DO THIS
Print the data exactly, leaving nothing out.

GIVEN DATA
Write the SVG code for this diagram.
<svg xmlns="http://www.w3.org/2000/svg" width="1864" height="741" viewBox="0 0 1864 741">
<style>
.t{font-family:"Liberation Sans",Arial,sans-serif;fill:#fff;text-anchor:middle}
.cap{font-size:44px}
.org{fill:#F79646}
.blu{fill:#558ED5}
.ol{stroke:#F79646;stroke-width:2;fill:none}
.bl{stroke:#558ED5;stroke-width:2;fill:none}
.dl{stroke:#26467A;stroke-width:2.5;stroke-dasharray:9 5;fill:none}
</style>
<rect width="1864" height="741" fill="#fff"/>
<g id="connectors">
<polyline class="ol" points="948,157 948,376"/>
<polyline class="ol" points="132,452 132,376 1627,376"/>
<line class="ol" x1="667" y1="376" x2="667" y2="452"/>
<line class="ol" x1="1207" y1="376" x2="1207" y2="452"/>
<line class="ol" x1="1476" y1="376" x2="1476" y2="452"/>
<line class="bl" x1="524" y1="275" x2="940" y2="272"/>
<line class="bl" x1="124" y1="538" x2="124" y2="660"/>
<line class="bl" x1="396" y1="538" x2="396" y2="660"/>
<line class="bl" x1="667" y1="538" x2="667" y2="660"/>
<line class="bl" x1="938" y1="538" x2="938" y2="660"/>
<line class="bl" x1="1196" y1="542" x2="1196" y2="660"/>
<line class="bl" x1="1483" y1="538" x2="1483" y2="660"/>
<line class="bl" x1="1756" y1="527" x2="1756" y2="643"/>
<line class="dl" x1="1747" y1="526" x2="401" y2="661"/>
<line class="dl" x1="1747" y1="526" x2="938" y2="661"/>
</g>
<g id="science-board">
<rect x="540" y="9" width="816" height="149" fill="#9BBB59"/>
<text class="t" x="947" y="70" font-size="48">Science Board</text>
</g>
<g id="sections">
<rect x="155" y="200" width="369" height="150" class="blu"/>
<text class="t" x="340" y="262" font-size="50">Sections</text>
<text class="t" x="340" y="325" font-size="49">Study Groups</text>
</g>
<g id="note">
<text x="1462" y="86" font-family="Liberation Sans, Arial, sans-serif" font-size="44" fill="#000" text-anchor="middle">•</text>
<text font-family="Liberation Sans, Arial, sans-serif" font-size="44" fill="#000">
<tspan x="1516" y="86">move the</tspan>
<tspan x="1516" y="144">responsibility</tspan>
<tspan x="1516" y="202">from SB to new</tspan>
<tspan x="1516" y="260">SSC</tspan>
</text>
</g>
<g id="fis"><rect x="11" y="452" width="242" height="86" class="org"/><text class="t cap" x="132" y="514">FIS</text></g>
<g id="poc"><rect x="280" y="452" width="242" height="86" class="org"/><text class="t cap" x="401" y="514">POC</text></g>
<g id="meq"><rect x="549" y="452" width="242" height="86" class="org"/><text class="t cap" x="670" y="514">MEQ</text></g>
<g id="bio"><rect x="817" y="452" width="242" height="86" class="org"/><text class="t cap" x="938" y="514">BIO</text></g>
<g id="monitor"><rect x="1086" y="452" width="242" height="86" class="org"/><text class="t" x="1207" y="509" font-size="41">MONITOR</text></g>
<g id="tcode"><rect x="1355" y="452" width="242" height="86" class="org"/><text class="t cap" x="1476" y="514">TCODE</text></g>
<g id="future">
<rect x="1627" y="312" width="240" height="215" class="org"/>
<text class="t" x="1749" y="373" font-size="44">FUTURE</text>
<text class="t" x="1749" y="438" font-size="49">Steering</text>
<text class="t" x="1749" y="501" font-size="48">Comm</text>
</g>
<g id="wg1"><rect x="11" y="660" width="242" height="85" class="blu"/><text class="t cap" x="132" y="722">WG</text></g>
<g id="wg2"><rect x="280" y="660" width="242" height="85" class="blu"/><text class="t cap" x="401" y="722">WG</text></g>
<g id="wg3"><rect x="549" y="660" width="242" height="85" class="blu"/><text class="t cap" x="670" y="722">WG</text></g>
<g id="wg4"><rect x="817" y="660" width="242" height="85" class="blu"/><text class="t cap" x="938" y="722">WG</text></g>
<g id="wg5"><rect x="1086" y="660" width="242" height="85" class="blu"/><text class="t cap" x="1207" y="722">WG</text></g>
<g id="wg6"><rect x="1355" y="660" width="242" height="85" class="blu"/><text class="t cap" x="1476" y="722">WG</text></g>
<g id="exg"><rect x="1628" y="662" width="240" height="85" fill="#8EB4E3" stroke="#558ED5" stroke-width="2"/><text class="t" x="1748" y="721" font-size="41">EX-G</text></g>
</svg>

SOLUTION TO THE EXERCISE
Write the SVG code for this diagram.
<svg xmlns="http://www.w3.org/2000/svg" width="1864" height="741" viewBox="0 0 1864 741">
<style>
.t{font-family:"Liberation Sans",Arial,sans-serif;fill:#fff;text-anchor:middle}
.cap{font-size:44px}
.org{fill:#F79646}
.blu{fill:#558ED5}
.ol{stroke:#F79646;stroke-width:2;fill:none}
.bl{stroke:#558ED5;stroke-width:2;fill:none}
.dl{stroke:#26467A;stroke-width:2.5;stroke-dasharray:9 5;fill:none}
</style>
<rect width="1864" height="741" fill="#fff"/>
<g id="connectors">
<polyline class="ol" points="948,157 948,376"/>
<polyline class="ol" points="132,452 132,376 1627,376"/>
<line class="ol" x1="667" y1="376" x2="667" y2="452"/>
<line class="ol" x1="1207" y1="376" x2="1207" y2="452"/>
<line class="ol" x1="1476" y1="376" x2="1476" y2="452"/>
<line class="bl" x1="524" y1="275" x2="940" y2="272"/>
<line class="bl" x1="124" y1="538" x2="124" y2="660"/>
<line class="bl" x1="396" y1="538" x2="396" y2="660"/>
<line class="bl" x1="667" y1="538" x2="667" y2="660"/>
<line class="bl" x1="938" y1="538" x2="938" y2="660"/>
<line class="bl" x1="1196" y1="542" x2="1196" y2="660"/>
<line class="bl" x1="1483" y1="538" x2="1483" y2="660"/>
<line class="bl" x1="1756" y1="527" x2="1756" y2="643"/>
<line class="dl" x1="1747" y1="526" x2="401" y2="661"/>
<line class="dl" x1="1747" y1="526" x2="938" y2="661"/>
</g>
<g id="science-board">
<rect x="540" y="9" width="816" height="149" fill="#9BBB59"/>
<text class="t" x="947" y="70" font-size="48">Science Board</text>
</g>
<g id="sections">
<rect x="155" y="200" width="369" height="150" class="blu"/>
<text class="t" x="340" y="262" font-size="50">Sections</text>
<text class="t" x="340" y="325" font-size="49">Study Groups</text>
</g>
<g id="note">
<text x="1462" y="86" font-family="Liberation Sans, Arial, sans-serif" font-size="44" fill="#000" text-anchor="middle">•</text>
<text font-family="Liberation Sans, Arial, sans-serif" font-size="44" fill="#000">
<tspan x="1516" y="86">move the</tspan>
<tspan x="1516" y="144">responsibility</tspan>
<tspan x="1516" y="202">from SB to new</tspan>
<tspan x="1516" y="260">SSC</tspan>
</text>
</g>
<g id="fis"><rect x="11" y="452" width="242" height="86" class="org"/><text class="t cap" x="132" y="514">FIS</text></g>
<g id="poc"><rect x="280" y="452" width="242" height="86" class="org"/><text class="t cap" x="401" y="514">POC</text></g>
<g id="meq"><rect x="549" y="452" width="242" height="86" class="org"/><text class="t cap" x="670" y="514">MEQ</text></g>
<g id="bio"><rect x="817" y="452" width="242" height="86" class="org"/><text class="t cap" x="938" y="514">BIO</text></g>
<g id="monitor"><rect x="1086" y="452" width="242" height="86" class="org"/><text class="t" x="1207" y="509" font-size="41">MONITOR</text></g>
<g id="tcode"><rect x="1355" y="452" width="242" height="86" class="org"/><text class="t cap" x="1476" y="514">TCODE</text></g>
<g id="future">
<rect x="1627" y="312" width="240" height="215" class="org"/>
<text class="t" x="1749" y="373" font-size="44">FUTURE</text>
<text class="t" x="1749" y="438" font-size="49">Steering</text>
<text class="t" x="1749" y="501" font-size="48">Comm</text>
</g>
<g id="wg1"><rect x="11" y="660" width="242" height="85" class="blu"/><text class="t cap" x="132" y="722">WG</text></g>
<g id="wg2"><rect x="280" y="660" width="242" height="85" class="blu"/><text class="t cap" x="401" y="722">WG</text></g>
<g id="wg3"><rect x="549" y="660" width="242" height="85" class="blu"/><text class="t cap" x="670" y="722">WG</text></g>
<g id="wg4"><rect x="817" y="660" width="242" height="85" class="blu"/><text class="t cap" x="938" y="722">WG</text></g>
<g id="wg5"><rect x="1086" y="660" width="242" height="85" class="blu"/><text class="t cap" x="1207" y="722">WG</text></g>
<g id="wg6"><rect x="1355" y="660" width="242" height="85" class="blu"/><text class="t cap" x="1476" y="722">WG</text></g>
<g id="exg"><rect x="1628" y="662" width="240" height="85" fill="#8EB4E3" stroke="#558ED5" stroke-width="2"/><text class="t" x="1748" y="721" font-size="41">EX-G</text></g>
</svg>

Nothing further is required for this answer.